Fears are that GPS/GNSS in a smartphone is not precise or accurate enough. Good thing, a smartphone can tell you how big the expected variation is at your current position. Another good thing, GPS itself is not alone nowadays. There is more than NAVSTAR GPS (USA). We also have GLONASS (Russia) , Galileo (European Union) and BeiDou/COMPASS (China) satellites to get the required information from.
How many different satellites your smartphone is using to determine the relevant information, simply depends on the GNSS chip itself. You can check this with GPSTest app if you are interested. For instance on a Pixel 4a we have around 30 satellites being reported from the 4 different GNSS.
Check this nice article on Mean Sea Level, GPS and the Geoid if you want to dig deeper.

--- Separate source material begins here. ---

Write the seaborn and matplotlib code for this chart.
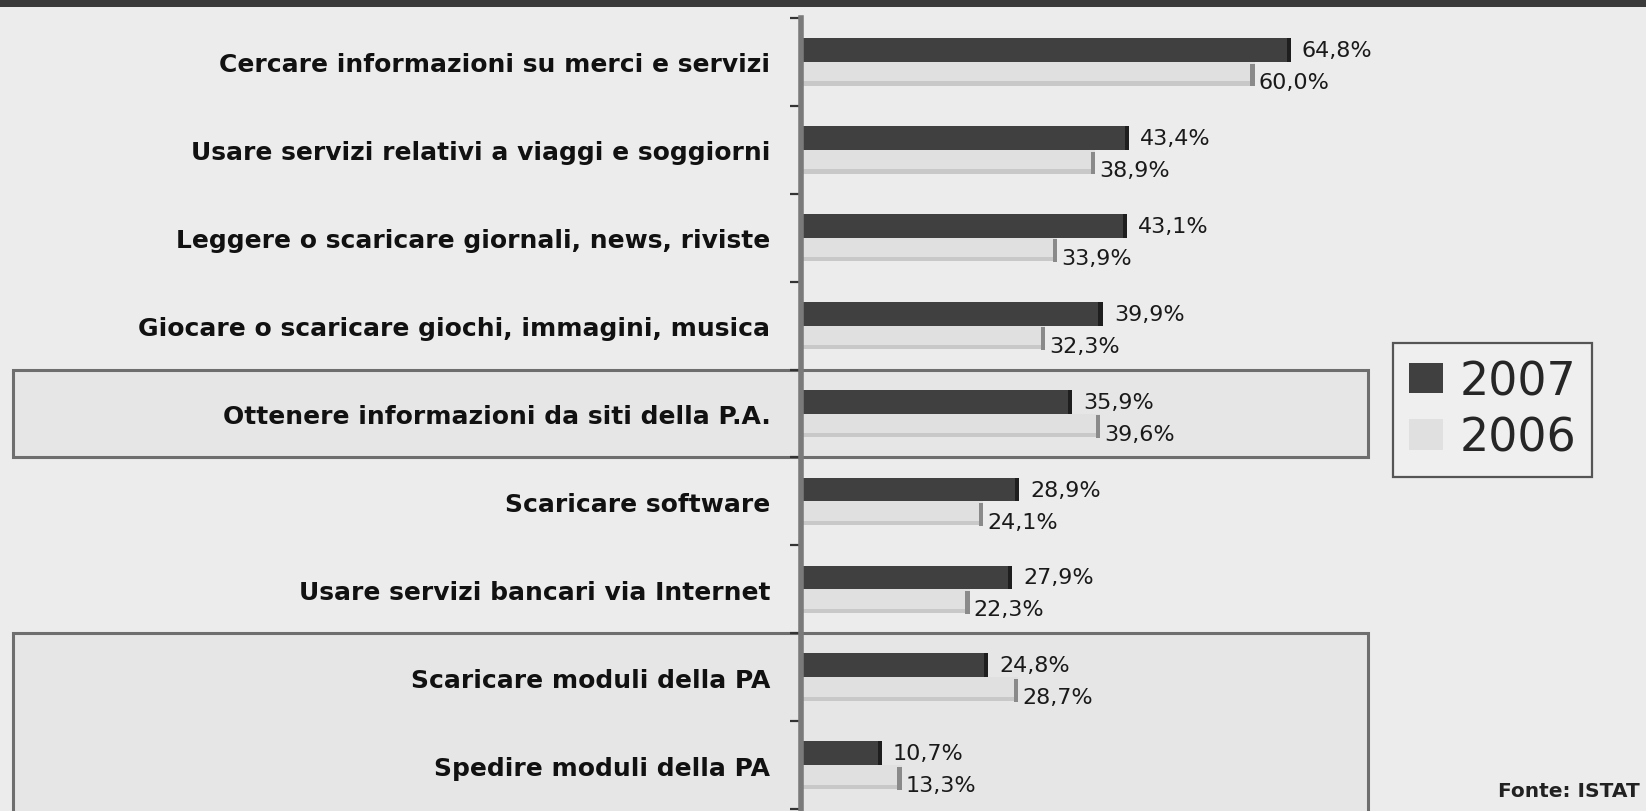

Your heading will be different to your bearing. While the bearing is the direction your are flying to calculated from the GPS locations, your heading is the direction your are looking to. The heading can be calculated from the magnetometer. The geomagnetic field declination has to be taken into account for this.
Standalone variometers are designed specifically for paragliding. So the battery should last more than a full paragliding day. This is seldom the case with smartphones. Being realistic you can expect up to 5 hours depending on how intensively the display is being used. Battery Packs do exist :-).
Charging and charging time is also a criteria. Using flight instruments you might need to carry extra cables and plugs to keep it operational. Although this is less relevant with new standalone variometers it might be worth mentioning when using legacy variometers.
So what about live tracking when paragliding? Here we have to differentiate between two purposes.
One purpose is to stay safe while flying and exploring especially new routes and terrain that is beyond the boundaries of mobile service or cell phone coverage. This is the domain of GPS satellite messengers or tracking devices.
Another purpose is to update your position to websites where other pilots can explore your history fo flights and current flights. For this to happen, you must have a mobile connection.